Olivia provides good role models for boys and girls
I have to disagree with the reviewer who said the Olivia books are stupid. They are actually very clever and Olivia, while a tad impatient with her brother (hardly an unrealistic situation), is a good-hearted, intelligent and creative character. As role models go, I think she is very good. She has many interests, has tenacity and is never afraid to try new things. As a precocious youngster, she appeals to both boys and girls.
She gets into mischief occasionally, but that is part of childhood. She learns from her mistakes and her family supports her and shows kids that no matter what, their parents will love them.
Unlike the case with many other programs for children, Olivia's father provides a good male role model. He is involved with his children to a far greater degree than in the books.
Overall, this show is a winner.
I think this is a great show that should stay on Nick Jr. It is educational, fun, and displays a good role model for children. I hope the show stays longer for my kid to see. :)
My boys love the Olivia books and were keen to check out the new show. It is adorable. One of the nicest things is how kindly the family members interact with each other. The siblings don't fight or call each other names as is often the case on other shows. The parents are actually shown as being present and caring individuals. One of the best shows out there.

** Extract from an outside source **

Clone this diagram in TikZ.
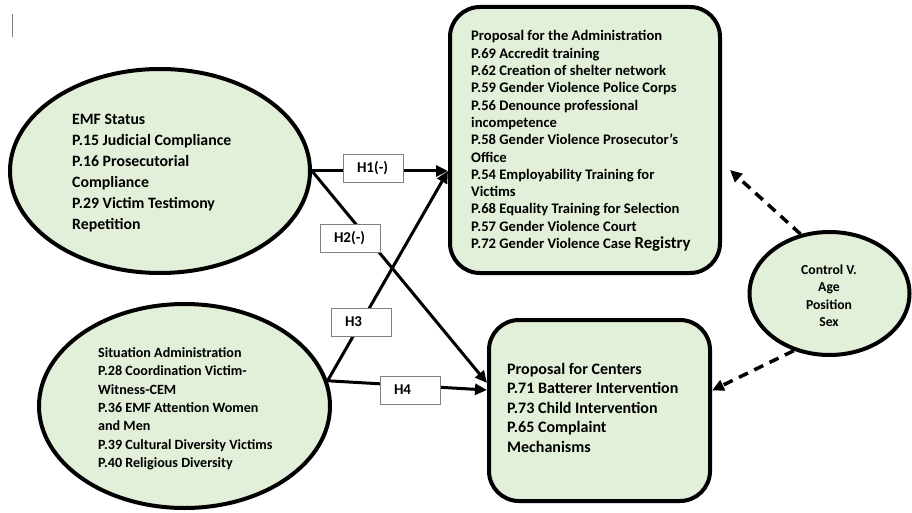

My 4 and 5 year old daughters adore Olivia! And actually it is the only kids show that I really enjoy as well. As for the other reviews about Olivia being selfish or Francine being a clean freak...well, kids are kids and God didn't create anyone perfect. This show is about how real kids interact, not good all the time, not bad all the time, just kids. We love the books and the tv show! Can't wait for more new episodes!
The books are dumb and pointless, a 4 year old could have written them! I mean really, 5 words on a page! Wow! So... they made a TV show out of it? I don't know what to say about that... but I guess any age could see it because there is nothing wrong with it, its just STUPID!
Olivia is a spoiled, selfish, pig who sets a very bad example for young children. Her stories exemplify everything that is wrong with parenting today.When did it become acceptable for children to ignore their parents and behave as if they are in charge? Self confidence and imagination are great qualities worth promoting, but not at the cost of order and respect. Olivia needs to listen more and demand less.